## Prompt
Return the entries below in their exact form, leaving the pictures out.

## Extracted entries
===
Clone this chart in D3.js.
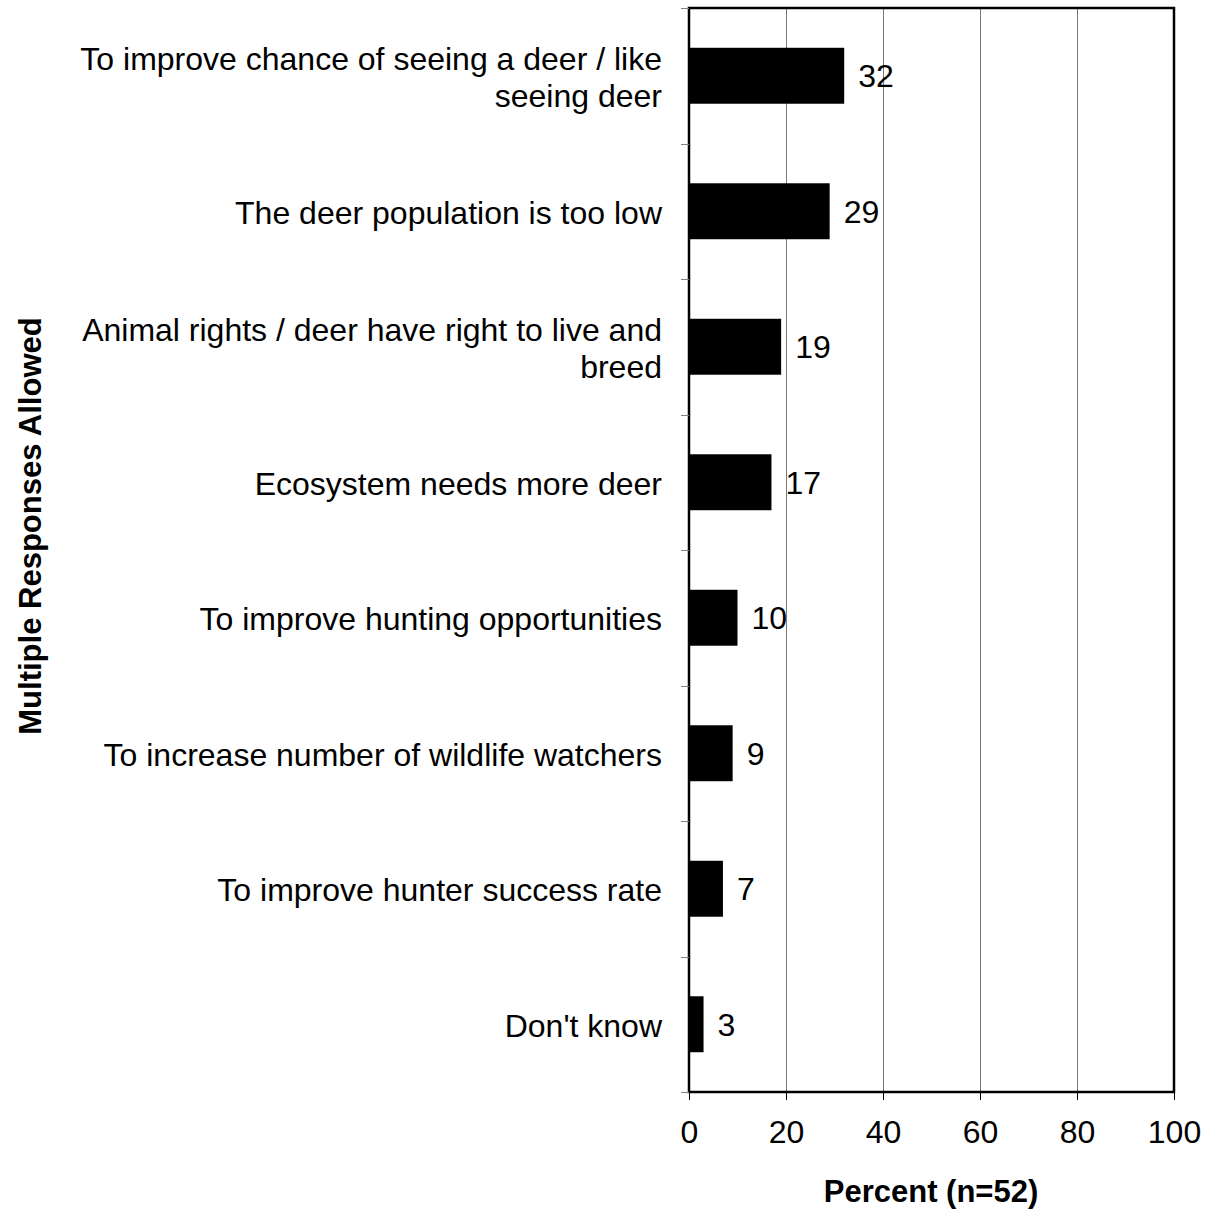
<!DOCTYPE html>
<html><head><meta charset="utf-8">
<script src="https://cdn.jsdelivr.net/npm/d3@7"></script>
<style>body{margin:0;background:#fff}svg{display:block}text{font-family:"Liberation Sans",Arial,sans-serif;fill:#000}</style>
</head><body>
<script>
const categories = [
  ["To improve chance of seeing a deer / like", "seeing deer"],
  ["The deer population is too low"],
  ["Animal rights / deer have right to live and", "breed"],
  ["Ecosystem needs more deer"],
  ["To improve hunting opportunities"],
  ["To increase number of wildlife watchers"],
  ["To improve hunter success rate"],
  ["Don't know"]
];
const values = [32, 29, 19, 17, 10, 9, 7, 3];
const xTicks = [0, 20, 40, 60, 80, 100];
const xTitle = "Percent (n=52)";
const yTitle = "Multiple Responses Allowed";

const W = 1209, H = 1209;
const m = {left: 689, right: 1174, top: 8, bottom: 1092};
const FS = 32;
const svg = d3.select("body").append("svg").attr("width", W).attr("height", H);
const x = d3.scaleLinear().domain([0, 100]).range([m.left, m.right]);
const idx = d3.range(values.length);
const y = d3.scaleBand().domain(idx).range([m.top, m.bottom]).paddingInner(0.587).paddingOuter(0.2935);
const yOuter = d3.scaleBand().domain(idx).range([m.top, m.bottom]);

// gridlines
svg.append("g").selectAll("line").data(xTicks.slice(1, -1)).join("line")
  .attr("x1", d => Math.round(x(d)) + 0.5).attr("x2", d => Math.round(x(d)) + 0.5).attr("y1", m.top).attr("y2", m.bottom)
  .attr("stroke", "#7a7a7a").attr("stroke-width", 1);

// bars
svg.append("g").selectAll("rect").data(values).join("rect")
  .attr("x", x(0)).attr("y", (d, i) => y(i)).attr("width", d => x(d) - x(0)).attr("height", y.bandwidth())
  .attr("fill", "#000");

// value labels
svg.append("g").selectAll("text").data(values).join("text")
  .attr("x", d => x(d) + 14).attr("y", (d, i) => y(i) + y.bandwidth() / 2)
  .attr("dy", "0.36em").attr("font-size", FS).text(d => d);

// frame
svg.append("rect").attr("x", m.left).attr("y", m.top).attr("width", m.right - m.left).attr("height", m.bottom - m.top)
  .attr("fill", "none").attr("stroke", "#000").attr("stroke-width", 2.5);

// y ticks (category boundaries)
svg.append("g").selectAll("line").data(d3.range(values.length + 1)).join("line")
  .attr("x1", m.left - 8).attr("x2", m.left)
  .attr("y1", d => Math.round(m.top + d * yOuter.step()) + 0.5).attr("y2", d => Math.round(m.top + d * yOuter.step()) + 0.5)
  .attr("stroke", "#808080").attr("stroke-width", 1);

// x axis
const xAxis = svg.append("g").attr("transform", `translate(0,${m.bottom})`)
  .call(d3.axisBottom(x).tickValues(xTicks).tickSize(8).tickPadding(20));
xAxis.select(".domain").remove();
xAxis.selectAll(".tick line").attr("stroke", "#000").attr("stroke-width", 1);
xAxis.selectAll(".tick text").attr("font-size", FS).attr("font-family", '"Liberation Sans",Arial,sans-serif').attr("fill", "#000");

// category labels
const lab = svg.append("g").selectAll("text").data(categories).join("text")
  .attr("text-anchor", "end").attr("font-size", FS)
  .attr("y", (d, i) => y(i) + y.bandwidth() / 2);
lab.each(function(d) {
  const t = d3.select(this);
  const lh = 37;
  const off = -(d.length - 1) * lh / 2;
  d.forEach((line, j) => {
    t.append("tspan").attr("x", 662).attr("dy", j === 0 ? (off + 12.5) : lh).text(line);
  });
});

// axis titles
svg.append("text").attr("x", 931).attr("y", 1202).attr("text-anchor", "middle")
  .attr("font-size", 31).attr("font-weight", "bold").text(xTitle);
svg.append("text").attr("transform", "translate(41,526) rotate(-90)").attr("text-anchor", "middle")
  .attr("font-size", 31).attr("font-weight", "bold").text(yTitle);
</script>
</body></html>
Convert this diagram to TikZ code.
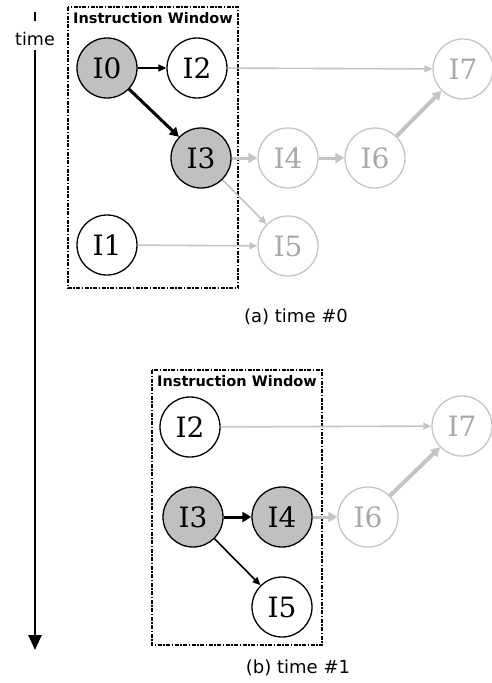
===
## Problem solution
Clone this chart in D3.js.
<!DOCTYPE html>
<html><head><meta charset="utf-8">
<script src="https://cdn.jsdelivr.net/npm/d3@7"></script>
<style>body{margin:0;background:#fff}svg{display:block}text{font-family:"Liberation Sans",Arial,sans-serif;fill:#000}</style>
</head><body>
<script>
const categories = [
  ["To improve chance of seeing a deer / like", "seeing deer"],
  ["The deer population is too low"],
  ["Animal rights / deer have right to live and", "breed"],
  ["Ecosystem needs more deer"],
  ["To improve hunting opportunities"],
  ["To increase number of wildlife watchers"],
  ["To improve hunter success rate"],
  ["Don't know"]
];
const values = [32, 29, 19, 17, 10, 9, 7, 3];
const xTicks = [0, 20, 40, 60, 80, 100];
const xTitle = "Percent (n=52)";
const yTitle = "Multiple Responses Allowed";

const W = 1209, H = 1209;
const m = {left: 689, right: 1174, top: 8, bottom: 1092};
const FS = 32;
const svg = d3.select("body").append("svg").attr("width", W).attr("height", H);
const x = d3.scaleLinear().domain([0, 100]).range([m.left, m.right]);
const idx = d3.range(values.length);
const y = d3.scaleBand().domain(idx).range([m.top, m.bottom]).paddingInner(0.587).paddingOuter(0.2935);
const yOuter = d3.scaleBand().domain(idx).range([m.top, m.bottom]);

// gridlines
svg.append("g").selectAll("line").data(xTicks.slice(1, -1)).join("line")
  .attr("x1", d => Math.round(x(d)) + 0.5).attr("x2", d => Math.round(x(d)) + 0.5).attr("y1", m.top).attr("y2", m.bottom)
  .attr("stroke", "#7a7a7a").attr("stroke-width", 1);

// bars
svg.append("g").selectAll("rect").data(values).join("rect")
  .attr("x", x(0)).attr("y", (d, i) => y(i)).attr("width", d => x(d) - x(0)).attr("height", y.bandwidth())
  .attr("fill", "#000");

// value labels
svg.append("g").selectAll("text").data(values).join("text")
  .attr("x", d => x(d) + 14).attr("y", (d, i) => y(i) + y.bandwidth() / 2)
  .attr("dy", "0.36em").attr("font-size", FS).text(d => d);

// frame
svg.append("rect").attr("x", m.left).attr("y", m.top).attr("width", m.right - m.left).attr("height", m.bottom - m.top)
  .attr("fill", "none").attr("stroke", "#000").attr("stroke-width", 2.5);

// y ticks (category boundaries)
svg.append("g").selectAll("line").data(d3.range(values.length + 1)).join("line")
  .attr("x1", m.left - 8).attr("x2", m.left)
  .attr("y1", d => Math.round(m.top + d * yOuter.step()) + 0.5).attr("y2", d => Math.round(m.top + d * yOuter.step()) + 0.5)
  .attr("stroke", "#808080").attr("stroke-width", 1);

// x axis
const xAxis = svg.append("g").attr("transform", `translate(0,${m.bottom})`)
  .call(d3.axisBottom(x).tickValues(xTicks).tickSize(8).tickPadding(20));
xAxis.select(".domain").remove();
xAxis.selectAll(".tick line").attr("stroke", "#000").attr("stroke-width", 1);
xAxis.selectAll(".tick text").attr("font-size", FS).attr("font-family", '"Liberation Sans",Arial,sans-serif').attr("fill", "#000");

// category labels
const lab = svg.append("g").selectAll("text").data(categories).join("text")
  .attr("text-anchor", "end").attr("font-size", FS)
  .attr("y", (d, i) => y(i) + y.bandwidth() / 2);
lab.each(function(d) {
  const t = d3.select(this);
  const lh = 37;
  const off = -(d.length - 1) * lh / 2;
  d.forEach((line, j) => {
    t.append("tspan").attr("x", 662).attr("dy", j === 0 ? (off + 12.5) : lh).text(line);
  });
});

// axis titles
svg.append("text").attr("x", 931).attr("y", 1202).attr("text-anchor", "middle")
  .attr("font-size", 31).attr("font-weight", "bold").text(xTitle);
svg.append("text").attr("transform", "translate(41,526) rotate(-90)").attr("text-anchor", "middle")
  .attr("font-size", 31).attr("font-weight", "bold").text(yTitle);
</script>
</body></html>
Convert this diagram to TikZ code.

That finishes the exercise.